Two days ago I received an email from President Obama’s Organizing for America outfit. The note, ostensibly written by the man himself, thanked me for my support this past year (I’ve made no financial contribution, but put my name to several petitions circulated by the White House to push things like health care reform or ending “Don’t Ask, Don’t Tell”), and offered to mail me a thank-you card. An honest-to-goodness expression of appreciation from the First Family, to hold in my very own two hands. Well, shit, I’m not made of stone. I paid no attention to the donation page that popped up after I hit “submit,” but I gave ‘em my mailing address and was shortly informed via another form email to expect my card in 4 to 6 weeks. (Remember when everything took that long to get here?)
Now then. Yesterday I got an email from Joe Biden. This one also offered to send me a thank-you card. But not a thank-you card from him — a thank-you card from Barack Obama and family. A day after the president sent me an email asking if I wanted a thank-you card, the vice president had sent me an email to say, “Hey, Barack wants to sent you a thank-you card.”
And now that I think of it, every email I’ve ever gotten with Biden’s name on it has been like that. There will be some issue or piece of legislation to push, I’ll get one of those form emails from Organizing for America, in the president’s name, asking for my support, and then a few hours later or maybe the next day I’ll get an email from Biden that reiterates what the president’s message just said.
I’m not naïve enough to believe the president even sees, let alone writes those emails. But with Biden I’m not so sure. I imagine exchanges like the following. Obama is doing something in the Oval Office when there’s a knock on the door, and in steps Biden.
“Hey, Boss. What’s up?”
“Oh. Hey, Joe. Nothing.

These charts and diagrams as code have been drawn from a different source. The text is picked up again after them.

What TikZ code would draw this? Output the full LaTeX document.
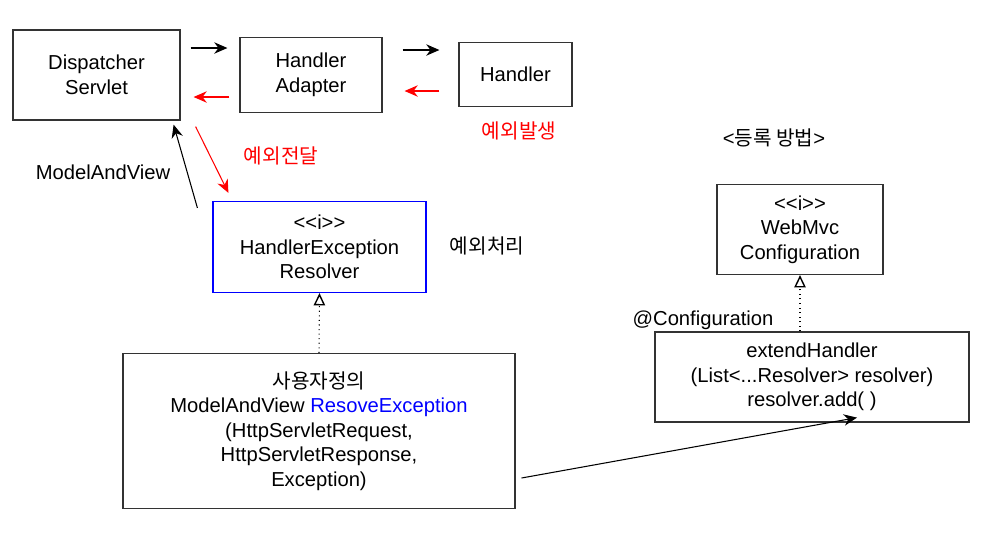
\documentclass[tikz,border=0pt]{standalone}
\usepackage{fontspec}
\setmainfont{Liberation Sans}
\newfontfamily\krfont{Noto Sans CJK KR}
\usetikzlibrary{arrows.meta,calc}
\definecolor{exred}{RGB}{255,0,0}
\definecolor{ifblue}{RGB}{0,0,255}
\tikzset{
  box/.style={draw=black!80, line width=0.7pt, inner sep=0pt, align=center},
  lbl/.style={inner sep=0pt, align=center},
  flow/.style={-{Stealth[length=7.5pt,width=6.5pt]}, line width=0.6pt},
  impl/.style={-{Triangle[open,length=7pt,width=6.5pt,line width=0.8pt]}, dotted, line width=0.6pt},
}
\newcommand{\ifmark}{<{}<i>{}>}

\begin{document}
\begin{tikzpicture}[x=0.02cm, y=-0.02cm, font=\fontsize{11.5}{14}\selectfont]
\useasboundingbox (0,0) rectangle (995,545);
% call chain
\node[box, minimum width=3.34cm, minimum height=1.8cm] (ds) at (96.5,75) {Dispatcher\\Servlet};
\node[box, minimum width=2.84cm, minimum height=1.5cm] (ha) at (311,75) {Handler\\Adapter};
\node[box, minimum width=2.26cm, minimum height=1.28cm] (hd) at (515.5,74.5) {Handler};
\draw[flow] (ds.east |- 0,48) ++(10,0) -- ($(ha.west |- 0,48)+(-12,0)$);
\draw[flow] (ha.east |- 0,50) ++(20,0) -- ($(hd.west |- 0,50)+(-19,0)$);
\draw[flow, exred] (hd.west |- 0,91) ++(-19,0) -- ($(ha.east |- 0,91)+(22,0)$);
\draw[flow, exred] (ha.west |- 0,97) ++(-10,0) -- ($(ds.east |- 0,97)+(13,0)$);
\node[lbl, text=exred] (raise) at (519,131) {\krfont 예외발생};
% resolver
\node[box, draw=ifblue, minimum width=4.26cm, minimum height=1.82cm] (her) at (319.5,247) {\ifmark\\HandlerException\\Resolver};
\draw[flow, exred] ($(ds.south east)+(15,6)$) -- ($(her.north west)+(16,-8)$);
\node[lbl, text=exred] (pass) at (281,156) {\krfont 예외전달};
\draw[flow] ($(her.north west)+(-15,7)$) -- ($(ds.south east)+(-7,4)$);
\node[lbl] (mav) at (103,172) {ModelAndView};
\node[lbl] (handle) at (487,246) {\krfont 예외처리};
\node[box, minimum width=7.84cm, minimum height=3.1cm] (cust) at (319,431)
  {{\krfont 사용자정의}\\ModelAndView \textcolor{ifblue}{ResoveException}\\(HttpServletRequest,\\HttpServletResponse,\\Exception)};
\draw[impl] (cust.north) -- (her.south);
% registration
\node[lbl] (reg) at (774,138) {<{\krfont 등록 방법}>};
\node[box, minimum width=3.32cm, minimum height=1.8cm] (wmc) at (800,229.5) {\ifmark\\WebMvc\\Configuration};
\node[box, minimum width=6.28cm, minimum height=1.8cm] (ext) at (812,377) {extendHandler\\(List<...Resolver> resolver)\\resolver.add( )};
\node[lbl] (conf) at (703,320) {@Configuration};
\draw[impl] (ext.north -| wmc.south) -- (wmc.south);
\draw[flow] ($(cust.east |- 0,478)+(6,0)$) -- ($(ext.south)+(45,-5)$);
\end{tikzpicture}
\end{document}
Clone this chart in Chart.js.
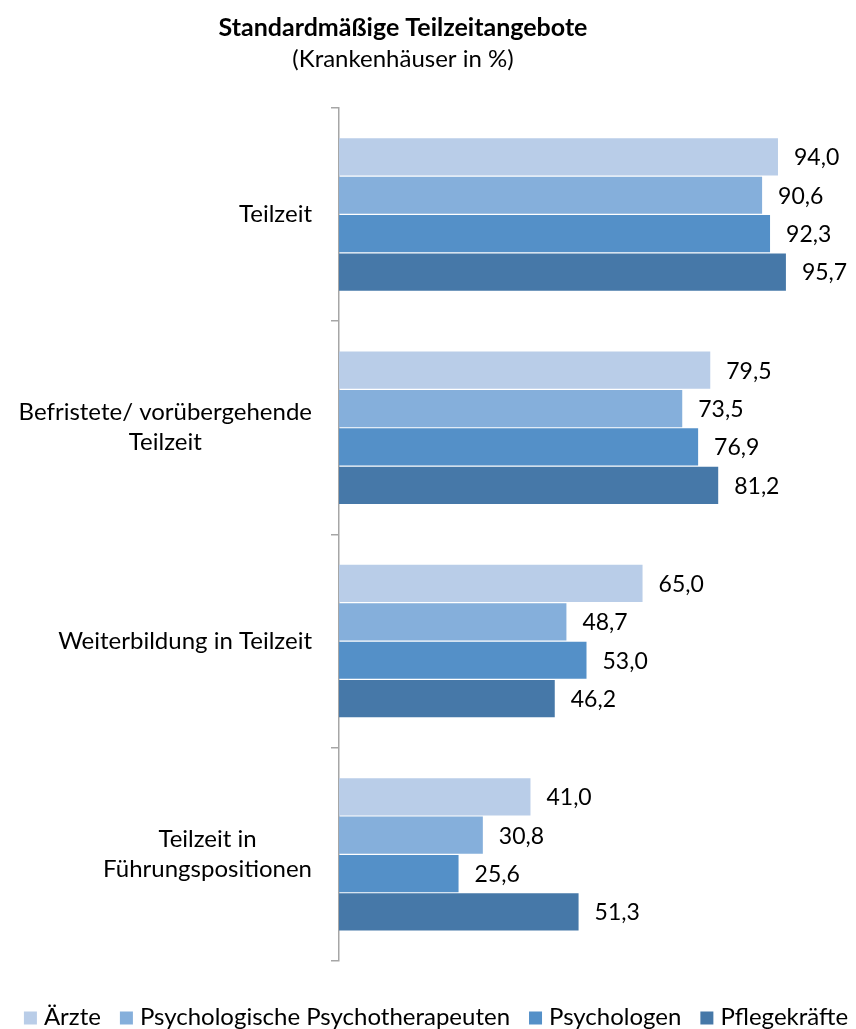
<!DOCTYPE html>
<html lang="de">
<head>
<meta charset="utf-8">
<title>Standardmäßige Teilzeitangebote</title>
<script src="https://cdn.jsdelivr.net/npm/chart.js@4"></script>
<style>
  html, body { margin: 0; padding: 0; background: #fff; }
  #wrap { width: 856px; height: 1029px; }
</style>
</head>
<body>
<div id="wrap"><canvas id="myChart"></canvas></div>
<script>
// Kategorien (mehrzeilige Beschriftungen als Arrays)
const kategorien = [
    ['Teilzeit'],
    ['Befristete/ vorübergehende', 'Teilzeit'],
    ['Weiterbildung in Teilzeit'],
    ['Teilzeit in', 'Führungspositionen']
];

// Werte je Berufsgruppe (Krankenhäuser in %)
const aerzte = [94.0, 79.5, 65.0, 41.0];
const psychotherapeuten = [90.6, 73.5, 48.7, 30.8];
const psychologen = [92.3, 76.9, 53.0, 25.6];
const pflegekraefte = [95.7, 81.2, 46.2, 51.3];

const gruppen = ['Ärzte', 'Psychologische Psychotherapeuten', 'Psychologen', 'Pflegekräfte'];
const farben = ['#B9CDE8', '#85AFDB', '#5490C8', '#4678A8'];

const SCHRIFT = 'Lato, "Open Sans", sans-serif';

// Zahlen mit deutschem Komma
const formatZahl = v => v.toFixed(1).replace('.', ',');

// Eigene Beschriftung der Kategorieachse: Block rechtsbündig, Zeilen zentriert
const achsenText = {
    id: 'achsenText',
    afterDraw(chart) {
        const ctx = chart.ctx;
        const scale = chart.scales.y;
        const rechts = 312;
        const zeilenAbstand = 30;
        ctx.save();
        ctx.font = '24px ' + SCHRIFT;
        ctx.fillStyle = '#000';
        ctx.textAlign = 'center';
        ctx.textBaseline = 'middle';
        kategorien.forEach((zeilen, i) => {
            const breite = Math.max(...zeilen.map(z => ctx.measureText(z).width));
            const mitteX = rechts - breite / 2;
            const mitteY = scale.getPixelForTick(i);
            const startY = mitteY - (zeilen.length - 1) * zeilenAbstand / 2;
            zeilen.forEach((z, j) => ctx.fillText(z, mitteX, startY + j * zeilenAbstand));
        });
        ctx.restore();
    }
};

// Wertebeschriftung rechts neben jedem Balken
const wertText = {
    id: 'wertText',
    afterDatasetsDraw(chart) {
        const ctx = chart.ctx;
        ctx.save();
        ctx.font = '23px ' + SCHRIFT;
        ctx.fillStyle = '#000';
        ctx.textAlign = 'left';
        ctx.textBaseline = 'middle';
        chart.data.datasets.forEach((ds, d) => {
            const meta = chart.getDatasetMeta(d);
            meta.data.forEach((bar, i) => {
                ctx.fillText(formatZahl(ds.data[i]), bar.x + 16, bar.y + 1);
            });
        });
        ctx.restore();
    }
};

// Kompakte Legende unten (Kästchen dicht am Text, eine Zeile)
const legendeUnten = {
    id: 'legendeUnten',
    afterDraw(chart) {
        const ctx = chart.ctx;
        const box = 13, luecke = 7, abstand = 19;
        const y = chart.height - 12;
        ctx.save();
        ctx.font = '24px ' + SCHRIFT;
        ctx.textBaseline = 'middle';
        ctx.textAlign = 'left';
        const breiten = chart.data.datasets.map(ds => ctx.measureText(ds.label).width);
        const gesamt = breiten.reduce((s, b) => s + box + luecke + b, 0) + abstand * (breiten.length - 1);
        let x = (chart.width - gesamt) / 2 + 8;
        chart.data.datasets.forEach((ds, i) => {
            ctx.fillStyle = ds.backgroundColor;
            ctx.fillRect(x, y - box / 2 + 1, box, box);
            ctx.fillStyle = '#000';
            ctx.fillText(ds.label, x + box + luecke, y);
            x += box + luecke + breiten[i] + abstand;
        });
        ctx.restore();
    }
};

const ctx = document.getElementById('myChart').getContext('2d');
const reihen = [aerzte, psychotherapeuten, psychologen, pflegekraefte];

new Chart(ctx, {
    type: 'bar',
    data: {
        labels: kategorien.map(k => k.join(' ')),
        datasets: reihen.map((werte, i) => ({
            label: gruppen[i],
            data: werte,
            backgroundColor: farben[i],
            borderWidth: 0,
            categoryPercentage: 0.72,
            barPercentage: 0.97
        }))
    },
    options: {
        indexAxis: 'y',
        responsive: true,
        maintainAspectRatio: false,
        animation: false,
        layout: {
            padding: { left: 0, right: 50, top: 0, bottom: 68 }
        },
        plugins: {
            title: {
                display: true,
                text: 'Standardmäßige Teilzeitangebote',
                color: '#000',
                font: { family: SCHRIFT, size: 25, weight: 'bold' },
                padding: { top: 13, bottom: 2 }
            },
            subtitle: {
                display: true,
                text: '(Krankenhäuser in %)',
                color: '#000',
                font: { family: SCHRIFT, size: 24 },
                padding: { top: 0, bottom: 34 }
            },
            legend: { display: false },
            tooltip: { enabled: false }
        },
        scales: {
            x: {
                display: false,
                min: 0,
                max: 100
            },
            y: {
                afterFit(scale) { scale.width = 339; },
                ticks: { display: false },
                grid: {
                    drawOnChartArea: false,
                    drawTicks: true,
                    tickLength: 8,
                    color: '#A6A6A6',
                    lineWidth: 1.5
                },
                border: { display: true, color: '#A6A6A6', width: 1.5 }
            }
        }
    },
    plugins: [achsenText, wertText, legendeUnten]
});
</script>
</body>
</html>
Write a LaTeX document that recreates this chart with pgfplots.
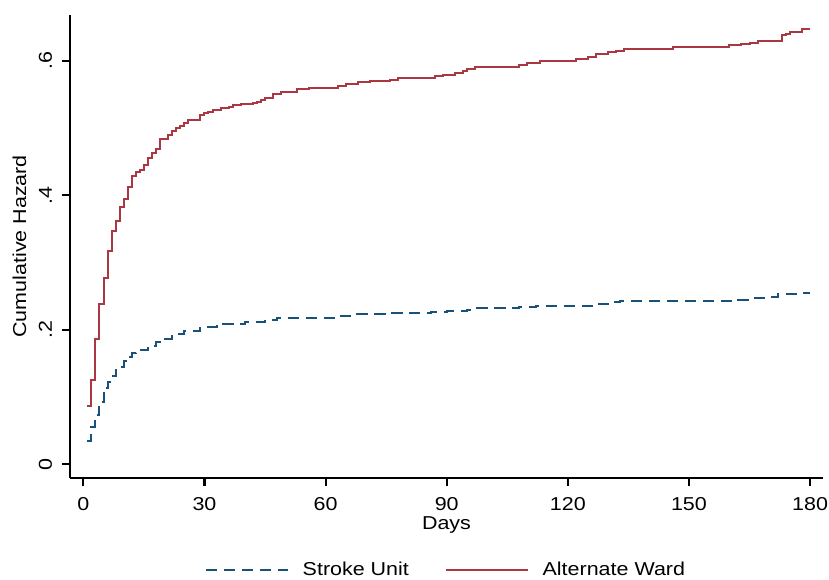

Just catching up on some O.F.A. stuff . . .”
“Ah. . . . Anything interesting?”
“Not really. . . . I mean, they’re sending out thank-you cards to supporters. From me. I guess I should try to sign a few of them or . . . whatever.”
“Yeah, that’s a good idea. Have many gone out yet? The thank-you cards?”
“I don’t know, actually. I’d assume we’ll send out a good many. They tell me these things are pretty popular.”
“. . . You want me to send something out to the mailing list? Like, reminding them that they have a thank-you coming, making sure we have their addresses? Something like that?”
“Well, I think they already did that.”
“. . . Still. Couldn’t hurt for ‘em to hear from the vice president.”
“Can you write something to the mailing list? Just a reminder about this thank-you note thing, to make sure we have everyone’s mailing address?”
“Nobody messes with Joe!”
“ . . . Okay! There ya go.”
And then Joe runs off to write the email himself. What else has the guy got to do?